Page:Voltaire - Œuvres complètes Garnier tome31.djvu/211

La bibliothèque libre.
Cette page n’a pas encore été corrigée
201
ACTE V, SCÈNE DERNIÈRE.
Vers 2. Lève les yeux, perfide, et reconnois ce bras
  Qui l'a déjà vengé de ces petits ingrats.

On ne relèvera pas ici l’expression très-vicieuse de ces petits ingrats, parce qu’on n’en relève aucune. Le plus capital de tous les défauts dans la tragédie est de faire commettre de ces crimes qui révoltent la nature, sans donner au criminel des remords aussi grands que son attentat, sans agiter son âme par des combats touchants et terribles, comme on l’a déjà insinué[1]. Médée, après avoir tué ses deux enfants, au lieu de se venger de son mari, qui seul est coupable, s’en va en le raillant.

Vers 13. Va, bienheureux amant, cajoler ta maîtresse.

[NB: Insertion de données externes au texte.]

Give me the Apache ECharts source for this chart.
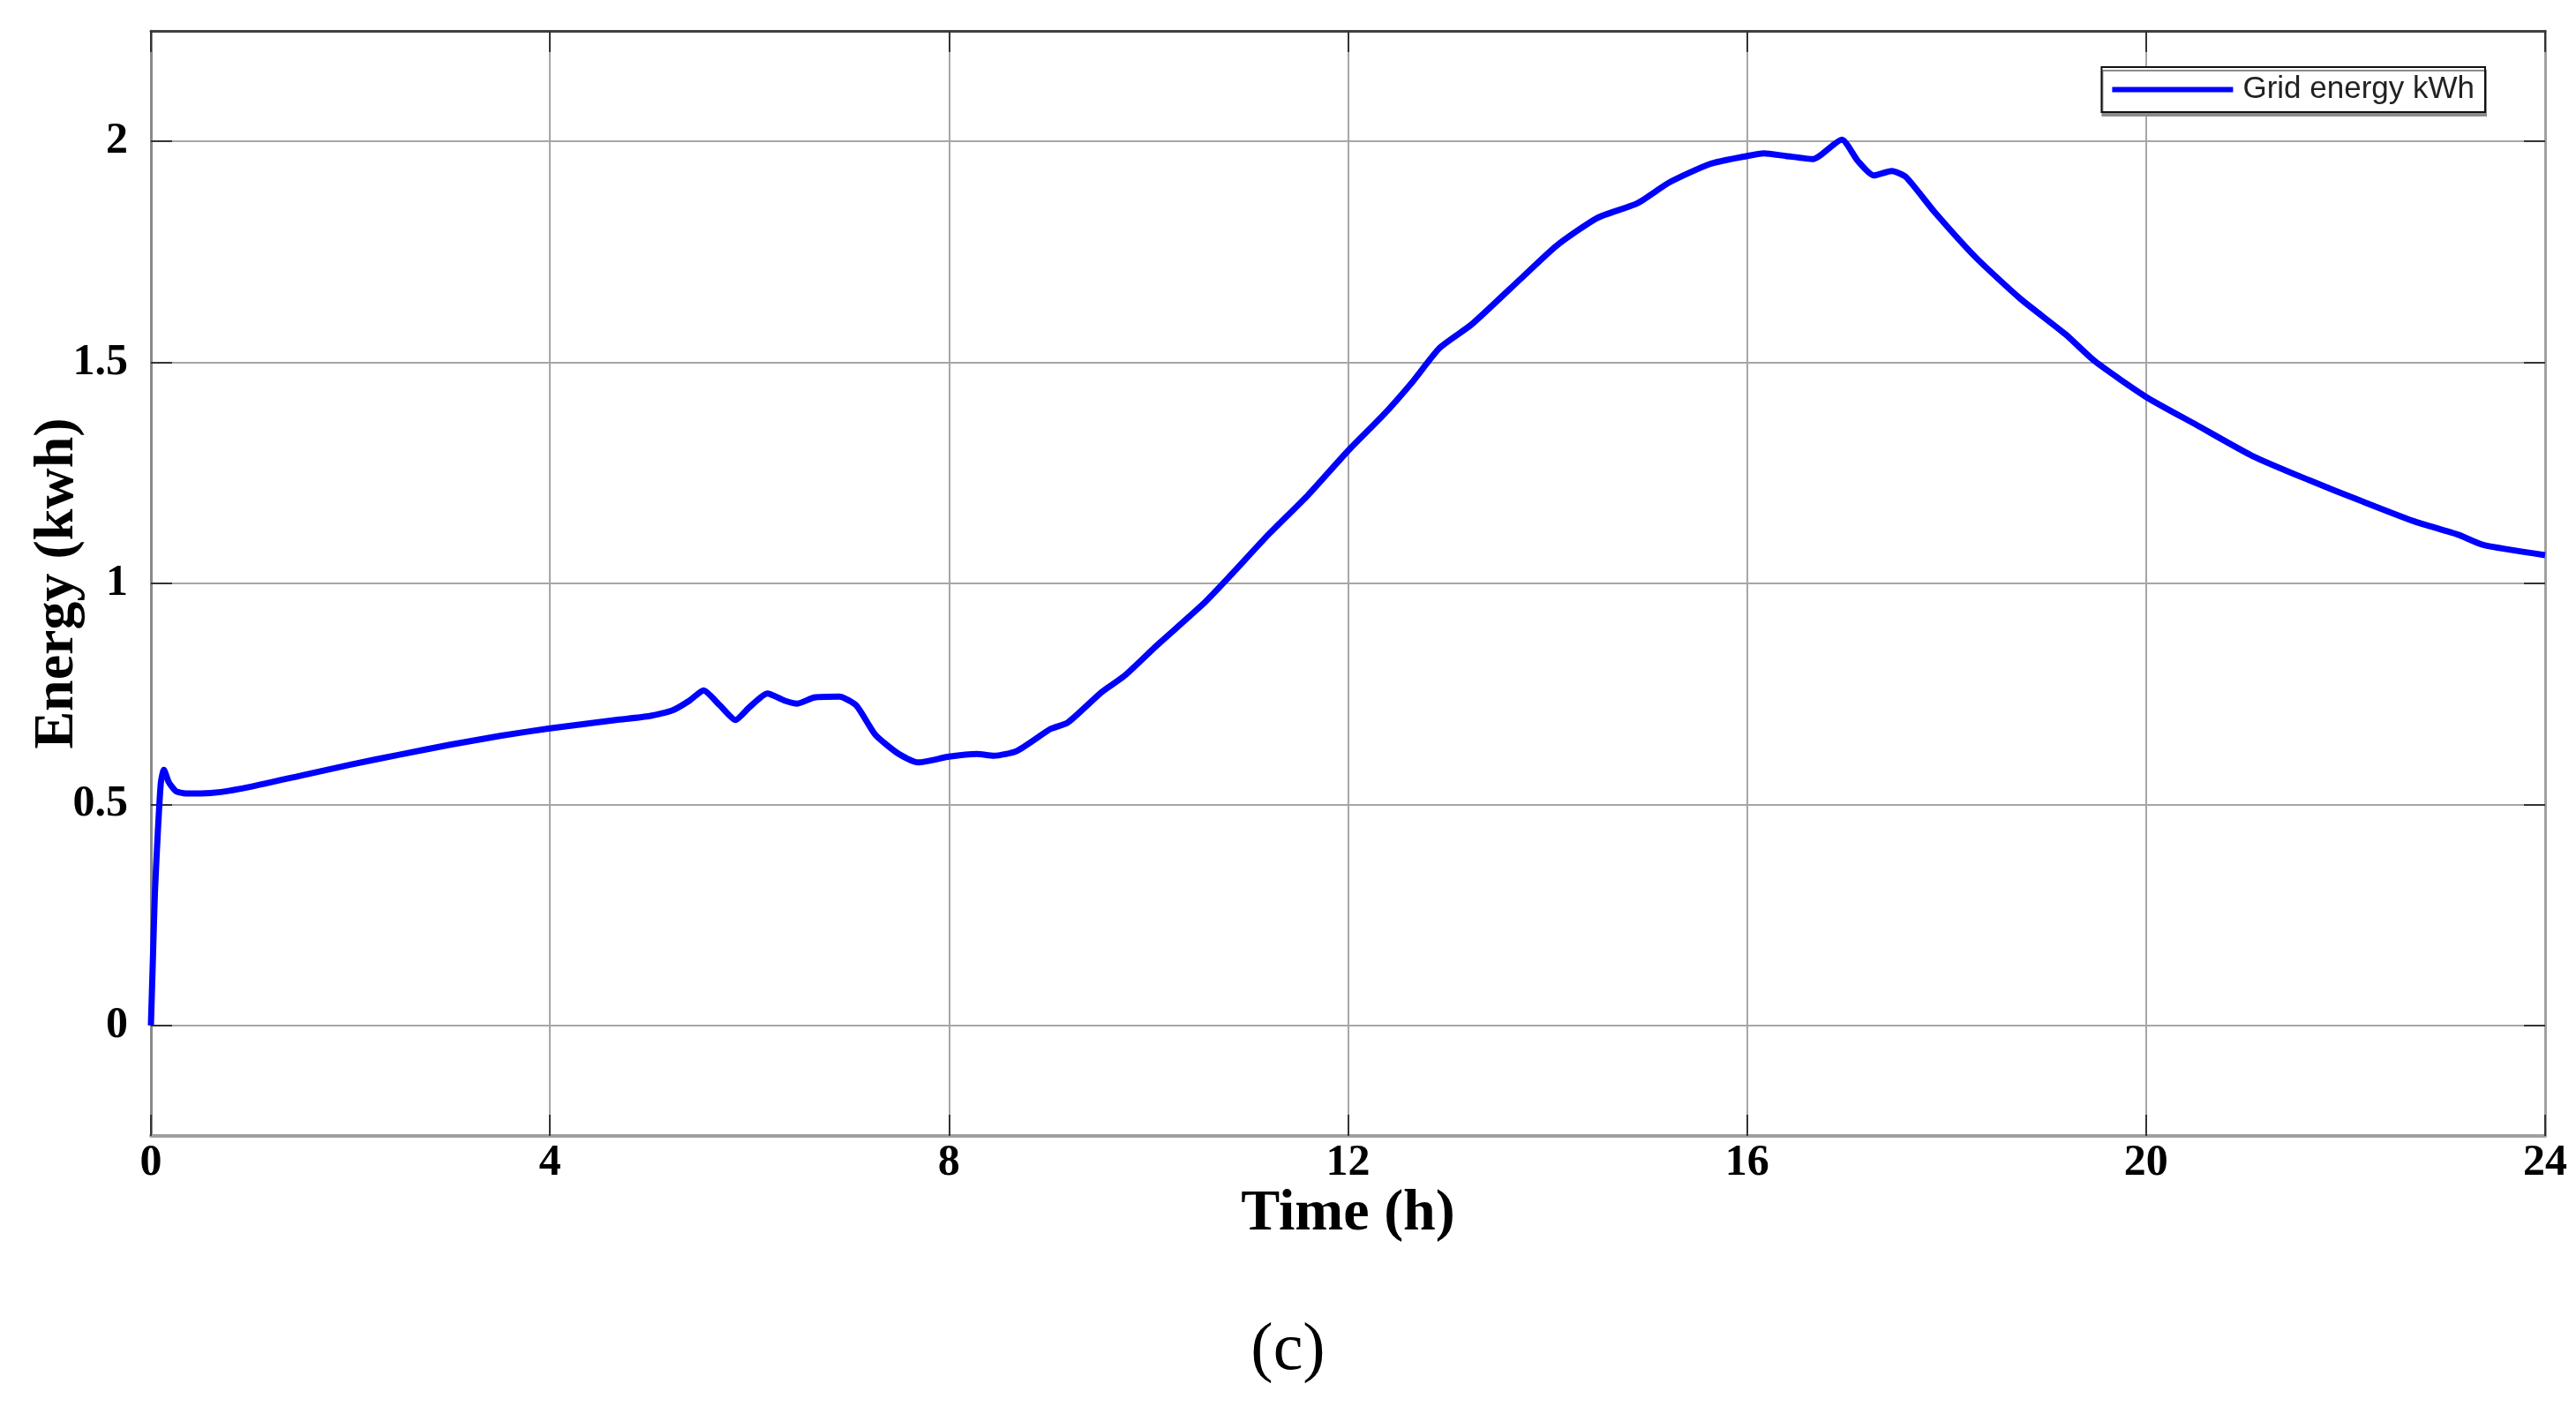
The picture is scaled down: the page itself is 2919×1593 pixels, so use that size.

Lorsqu’à ces crimes commis de sang-froid on joint une telle raillerie, c’est le comble de l’atrocité dégoûtante. Il fallait, par un coup de l’art, intéresser pour Médée s’il était possible : c’eût été l’effort du génie. Le Tasse intéresse pour Armide, qui est magicienne comme Médée, et qui, comme elle, est abandonnée de son amant. Et lorsque Quinault fait paraître Médée, il lui fait dire ces beaux vers :

Le destin de Médée est d’être criminelle,
Mais son cœur était fait pour aimer la vertu.

Au reste, il ne sera pas inutile de dire ici aux lecteurs qui ne savent pas le latin, ou qui n’en lisent guère, que c’est dans la Médée de Sénèque qu’on trouve cette fameuse prophétie qu’un jour l’Amérique sera découverte, venient annis sæcula seris[2]. Il y en a une dans le Dante encore plus circonstanciée et plus clairement exprimée : c’est touchant la découverte des étoiles du pôle antarctique. Il suffirait de ces deux exemples pour prouver que les poètes méritent en effet le nom de prophètes, vates. Jamais, en effet, il n’y eut de prédiction mieux accomplie. Si Sénèque avait, en effet, eu l’Amérique en vue, tout l’art qu’on attribue à Médée n’aurait pas approché du sien.


Scène DERNIÈRE.

Vers 1. O dieux! ce char volant, disparu dans la nue,
  La dérobe à sa peine aussi bien qu’à ma vue, etc.
  1. Page 196.
  2. Voyez les vers de Sénèque, tome XVIII, page 310, et leur traduction, tome XII, page 358.